The Forest Service permit itself notes the permit is “for the purpose of erecting a religious shrine overlooking the Big Mountain ski run.”
“Enforcement of the Establishment Clause does not evince hostility to religion,” FFRF points out.
The brief details how local FFRF members have come into unwanted exposure to the statue, conferring associational standing upon FFRF. FFRF member William Cox, previously noted he has skied past the shrine many times and continues to ski on Big Mountain. During a fall 2012 deposition, Cox called the statue “religious in nature and offensive.”
Two other FFRF Montana members coming into contact with the shrine submitted declarations, including Doug Bonham, who lives close to Big Mountain and first encountered it about seven years ago while skiing past it.

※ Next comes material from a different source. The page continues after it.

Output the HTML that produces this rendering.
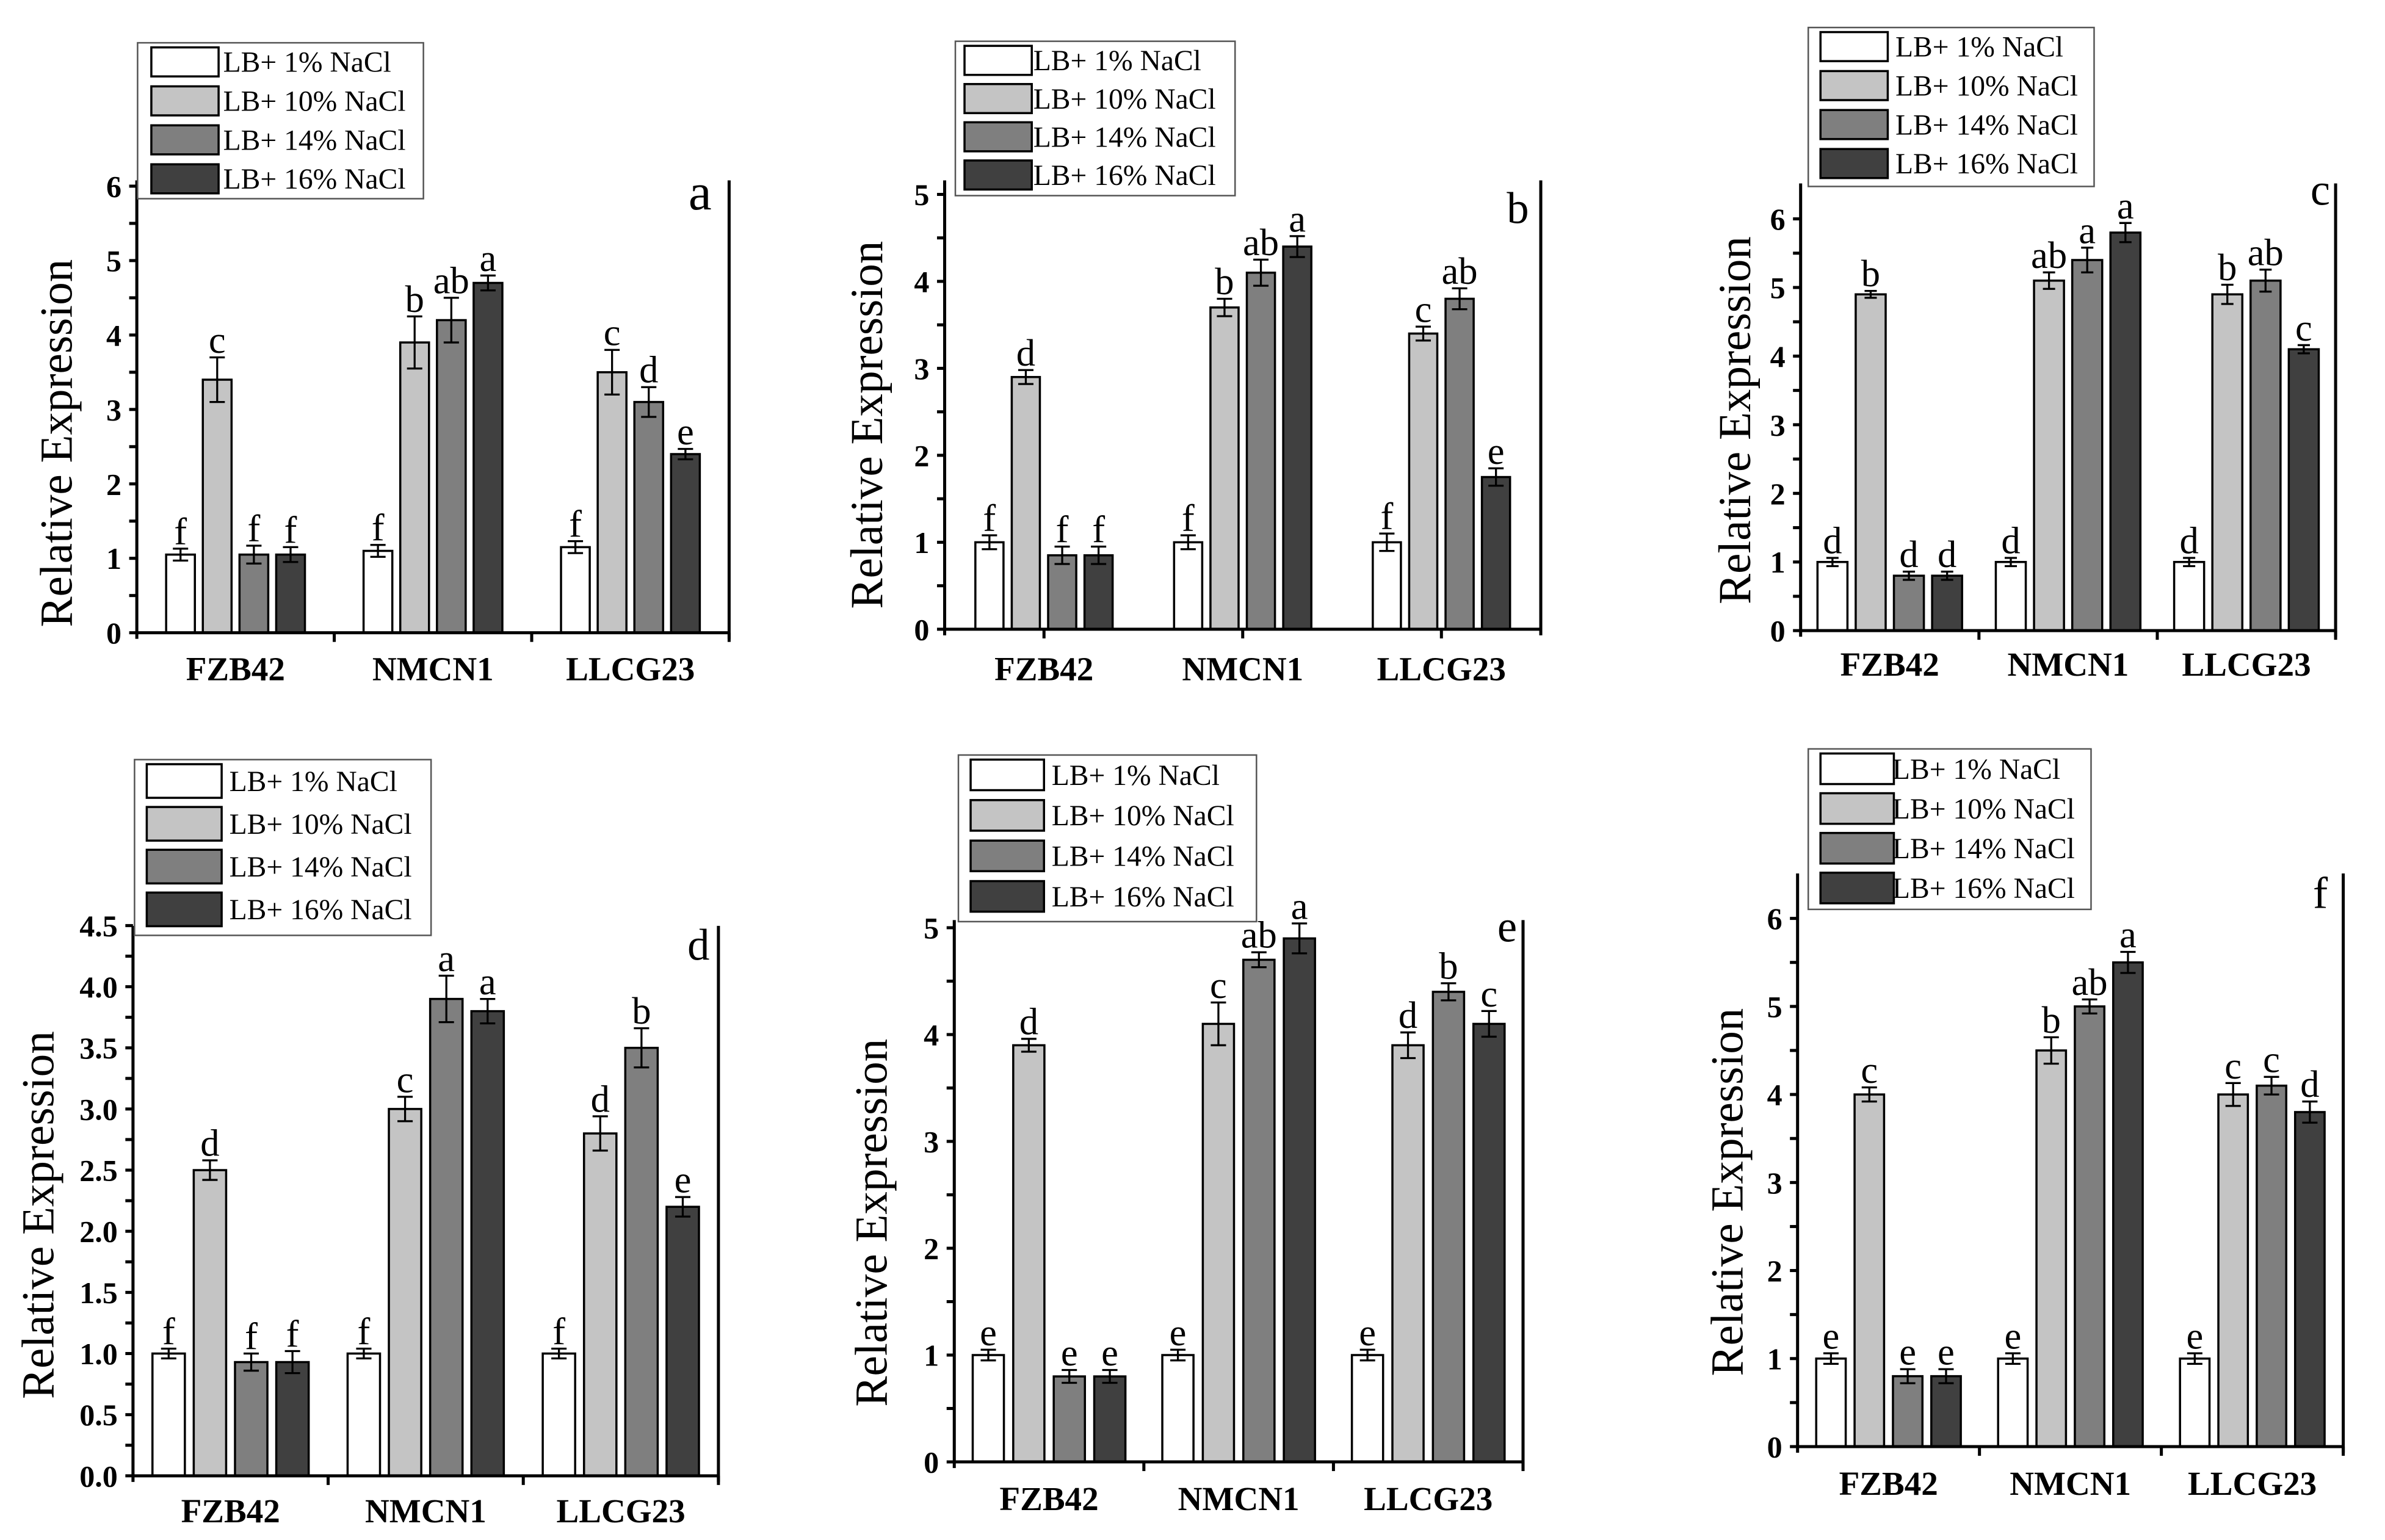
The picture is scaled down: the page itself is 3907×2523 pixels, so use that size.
<!DOCTYPE html>
<html><head><meta charset="utf-8"><style>
html,body{margin:0;padding:0;background:#fff;}
svg{display:block;}
text{font-family:"Liberation Serif",serif;fill:#000;}
</style></head><body>
<svg id="chart" width="3907" height="2523" viewBox="0 0 1560.3 1007.6" xmlns="http://www.w3.org/2000/svg"></svg>
<script>
const categories = ["FZB42","NMCN1","LLCG23"];
const seriesNames = ["LB+ 1% NaCl","LB+ 10% NaCl","LB+ 14% NaCl","LB+ 16% NaCl"];
const panelIds = ["a","b","c","d","e","f"];
const valuesA = [[1.05,3.4,1.05,1.05],[1.1,3.9,4.2,4.7],[1.15,3.5,3.1,2.4]];
const errorsA = [[0.08,0.3,0.12,0.1],[0.08,0.35,0.3,0.1],[0.08,0.3,0.2,0.07]];
const lettersA = [["f","c","f","f"],["f","b","ab","a"],["f","c","d","e"]];
const valuesB = [[1.0,2.9,0.85,0.85],[1.0,3.7,4.1,4.4],[1.0,3.4,3.8,1.75]];
const errorsB = [[0.08,0.08,0.1,0.1],[0.08,0.1,0.15,0.12],[0.1,0.08,0.12,0.1]];
const lettersB = [["f","d","f","f"],["f","b","ab","a"],["f","c","ab","e"]];
const valuesC = [[1.0,4.9,0.8,0.8],[1.0,5.1,5.4,5.8],[1.0,4.9,5.1,4.1]];
const errorsC = [[0.06,0.05,0.06,0.06],[0.06,0.12,0.18,0.14],[0.06,0.14,0.16,0.06]];
const lettersC = [["d","b","d","d"],["d","ab","a","a"],["d","b","ab","c"]];
const valuesD = [[1.0,2.5,0.93,0.93],[1.0,3.0,3.9,3.8],[1.0,2.8,3.5,2.2]];
const errorsD = [[0.04,0.08,0.07,0.09],[0.04,0.1,0.19,0.1],[0.04,0.14,0.16,0.08]];
const lettersD = [["f","d","f","f"],["f","c","a","a"],["f","d","b","e"]];
const valuesE = [[1.0,3.9,0.8,0.8],[1.0,4.1,4.7,4.9],[1.0,3.9,4.4,4.1]];
const errorsE = [[0.05,0.06,0.06,0.06],[0.05,0.2,0.07,0.14],[0.05,0.12,0.08,0.12]];
const lettersE = [["e","d","e","e"],["e","c","ab","a"],["e","d","b","c"]];
const valuesF = [[1.0,4.0,0.8,0.8],[1.0,4.5,5.0,5.5],[1.0,4.0,4.1,3.8]];
const errorsF = [[0.06,0.08,0.08,0.08],[0.06,0.15,0.08,0.12],[0.06,0.13,0.1,0.12]];
const lettersF = [["e","c","e","e"],["e","b","ab","a"],["e","c","c","d"]];
const tickLabelsA = ["0","1","2","3","4","5","6"];
const tickLabelsB = ["0","1","2","3","4","5"];
const tickLabelsC = ["0","1","2","3","4","5","6"];
const tickLabelsD = ["0.0","0.5","1.0","1.5","2.0","2.5","3.0","3.5","4.0","4.5"];
const tickLabelsE = ["0","1","2","3","4","5"];
const tickLabelsF = ["0","1","2","3","4","5","6"];

const fills = ["#ffffff","#c4c4c4","#7f7f7f","#404040"];
const NS = "http://www.w3.org/2000/svg";
const svg = document.getElementById("chart");
function mk(tag, attrs, parent, txt){
  const e = document.createElementNS(NS, tag);
  for (const k in attrs) e.setAttribute(k, attrs[k]);
  if (txt !== undefined) e.textContent = txt;
  (parent || svg).appendChild(e);
  return e;
}
const layouts = [
  {x0:89.5,xr:477,y0:414,unit:48.7,top:118,step:1,minor:0.5,bw:18.8,pitch:24,xsep:"sep",xlY:445,
   leg:[90,28,187,102,99,44,19,25.5,146],letter:[458,137,34],title:[37,290],vals:valuesA,errs:errorsA,lets:lettersA,ticks:tickLabelsA,cap:5},
  {x0:618,xr:1008,y0:411.7,unit:56.9,top:118,step:1,minor:0.5,bw:18.4,pitch:23.8,xsep:"center",xlY:445,
   leg:[625,27,183,101,631,44,19,25,676],letter:[993,146,29],title:[567,278],vals:valuesB,errs:errorsB,lets:lettersB,ticks:tickLabelsB,cap:5},
  {x0:1178,xr:1528,y0:412.6,unit:44.9,top:120,step:1,minor:0.5,bw:19.6,pitch:25,xsep:"sep",xlY:442,
   leg:[1183,18,187,104,1191,44,19,25.5,1240],letter:[1518,134,29],title:[1135,275],vals:valuesC,errs:errorsC,lets:lettersC,ticks:tickLabelsC,cap:4},
  {x0:87,xr:470,y0:965.6,unit:80,top:605.8,step:0.5,minor:0.25,bw:21.2,pitch:27,xsep:"sep",xlY:996,
   leg:[88,497,194,115,96,49,22,28,150],letter:[457,628,29],title:[25,795],vals:valuesD,errs:errorsD,lets:lettersD,ticks:tickLabelsD,cap:5},
  {x0:624.3,xr:996.4,y0:956.5,unit:69.9,top:602,step:1,minor:0.5,bw:20.4,pitch:26.5,xsep:"sep",xlY:988,
   leg:[627,494,195,109,635,48,20,26.5,688],letter:[986,616,29],title:[570,800],vals:valuesE,errs:errorsE,lets:lettersE,ticks:tickLabelsE,cap:5},
  {x0:1176,xr:1533,y0:946.5,unit:57.6,top:571.5,step:1,minor:0.5,bw:19.3,pitch:25.1,xsep:"sep",xlY:978,
   leg:[1183,490,185,105,1191,48,20,26,1238],letter:[1518,594,29],title:[1130,780],vals:valuesF,errs:errorsF,lets:lettersF,ticks:tickLabelsF,cap:5}
];

layouts.forEach((L, pi) => {
  const g = mk("g", {});
  
  
  const yS = v => L.y0 - v * L.unit;
  const gw = (L.xr - L.x0) / 3;
  const gc = i => L.x0 + gw * (i + 0.5);
  L.vals.forEach((grp, ci) => {
    grp.forEach((v, si) => {
      const cx = gc(ci) + (si - 1.5) * L.pitch;
      const r = mk("rect", {x: cx - L.bw/2, y: yS(v), width: L.bw, height: L.y0 - yS(v), fill: fills[si], stroke: "#000", "stroke-width": 1.4}, g);
      
      
      const e = L.errs[ci][si];
      const eb = mk("path", {d: `M${cx},${yS(v+e)}V${yS(v-e)}M${cx-L.cap},${yS(v+e)}H${cx+L.cap}M${cx-L.cap},${yS(v-e)}H${cx+L.cap}`, stroke: "#000", "stroke-width": 1.3, fill: "none"}, g);
      
      
      const t = mk("text", {x: cx, y: yS(v+e) - 3, "text-anchor": "middle", "font-size": 25}, g, L.lets[ci][si]);
      
      
    });
  });
  const ax = mk("path", {d: `M${L.x0},${L.top}V${L.y0+4}M${L.x0},${L.y0}H${L.xr}M${L.xr},${L.top}V${L.y0+4}`, stroke: "#000", "stroke-width": 2, fill: "none"}, g);
  
  
  const ymaxLab = (L.ticks.length - 1) * L.step;
  for (let v = 0; v <= ymaxLab + 1e-6; v += L.minor) {
    mk("line", {x1: L.x0 - 5, x2: L.x0, y1: yS(v), y2: yS(v), stroke: "#000", "stroke-width": 2}, g);
  }
  L.ticks.forEach((lab, i) => {
    const t = mk("text", {x: L.x0 - 10, y: yS(i * L.step) + 7, "text-anchor": "end", "font-size": 20, "font-weight": "bold"}, g, lab);
    
    
  });
  for (let i = 0; i < 3; i++) {
    const xt = L.xsep === "center" ? gc(i) : L.x0 + gw * (i + 1);
    mk("line", {x1: xt, x2: xt, y1: L.y0, y2: L.y0 + 6, stroke: "#000", "stroke-width": 2}, g);
    const t = mk("text", {x: gc(i), y: L.xlY, "text-anchor": "middle", "font-size": 22, "font-weight": "bold"}, g, categories[i]);
    
    
  }
  const yt = mk("text", {x: 0, y: 0, transform: `translate(${L.title[0]+10},${L.title[1]}) rotate(-90)`, "text-anchor": "middle", "font-size": 30}, g, "Relative Expression");
  
  
  const pl = mk("text", {x: L.letter[0], y: L.letter[1], "text-anchor": "middle", "font-size": L.letter[2]}, g, panelIds[pi]);
  
  
  const [lx, ly, lw, lh, sx, sw, sh, rowH, tx] = L.leg;
  const lg = mk("g", {}, g);
  
  
  mk("rect", {x: lx, y: ly, width: lw, height: lh, fill: "#fff", stroke: "#555", "stroke-width": 1}, lg);
  seriesNames.forEach((nm, si) => {
    const ry = ly + 3 + si * rowH;
    const en = mk("g", {}, lg);
    
    
    mk("rect", {x: sx, y: ry, width: sw, height: sh, fill: fills[si], stroke: "#000", "stroke-width": 1.4}, en);
    mk("text", {x: tx, y: ry + sh/2 + 6.5, "font-size": 19}, en, nm);
  });
});
</script>
</body></html>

“My immediate reaction was that the statue was grossly out of place and an oppressive reminder that Christians are a controlling and favored group in the Flathead Valley.” His daughter, 15, now regularly skis on Big Mountain and also considers it “ridiculously out of place.”
The statue “literally and figuratively looms over the Valley” and is “perceived as a reminder of the Christian religious values that the majority in the Valley promote,” Bonham declared.
Pamela Morris, a third-generation Montanan and daughter of the founder of Showdown Ski Area, first encountered the shrine in 1957 at age 15 as a member of a ski team. Although she was then part of the Methodist Youth Fellowship, “the statue felt startlingly out of place: intrusive. Since then I have avoided the area: I backpack, fish and camp where nature has not been so violated in Montana.”
Morris noted she would enjoy skiing Big Mountain again, “if it were a welcome site for all who love nature.” A Unitarian and FFRF member, she added: “I would support any religious group’s efforts to build on private land, including a mosque in my neighborhood, but I oppose any building on public land.”
FFRF Co-President Annie Laurie Gaylor notes in her declaration the “number of vitriolic” phone calls and threatening emails received by the FFRF office after its complaint over the Jesus Shrine went public and each time the case gets publicity. Many messages warn, “Don’t come to Montana.”
“As a co-founder who has been an active part of FFRF since the beginning and who became co-president in 2004, I have personally observed that the public reaction to requests to end Establishment Clause violations often devolves into ad hominems, hostility and veiled or unveiled threats to FFRF and members who are state/church separation advocates.”
Federal officials are alleging “no one” ever complained about the Big Mountain Jesus before. Gaylor noted, “It is my experience that, over the years, government officials often ignore or may fail to keep or hold onto complete records of Establishment Clause complaints.”
She gives as an example the claim in the Supreme Court decision in Van Orden v. Perry that no one except Van Orden had ever complained to the government about a Ten Commandments monument at the Texas Capitol.
Gaylor entered into the record her personal knowledge that both Madalyn Murray O’Hair, as head of American Atheists, and Anne Nicol Gaylor, as FFRF president, had previously complained.
One of FFRF’s several complaints asking for removal of the religious edicts, a letter Annie Laurie Gaylor herself wrote to Texas Gov. Rick Perry in 2001, is entered into the record.
The federal government and the Becket Fund, a Roman Catholic legal society representing the Knights of Columbus, claim the Jesus statue and setting are similar to the facts in Van Orden, in which the Ten Commandments monument on the Texas statehouse grounds was approved by the high court, because they likened it to a “museum.”
FFRF’s legal brief puns: “Treating a ski slope as a museum would be a dangerously slippery slope.”
The case, FFRF v. Chip Weber and U.S. Forest Service, CV 12-19-M-DLC, is in the courtroom of President Obama appointee U.S. District Judge Dana L. Christensen.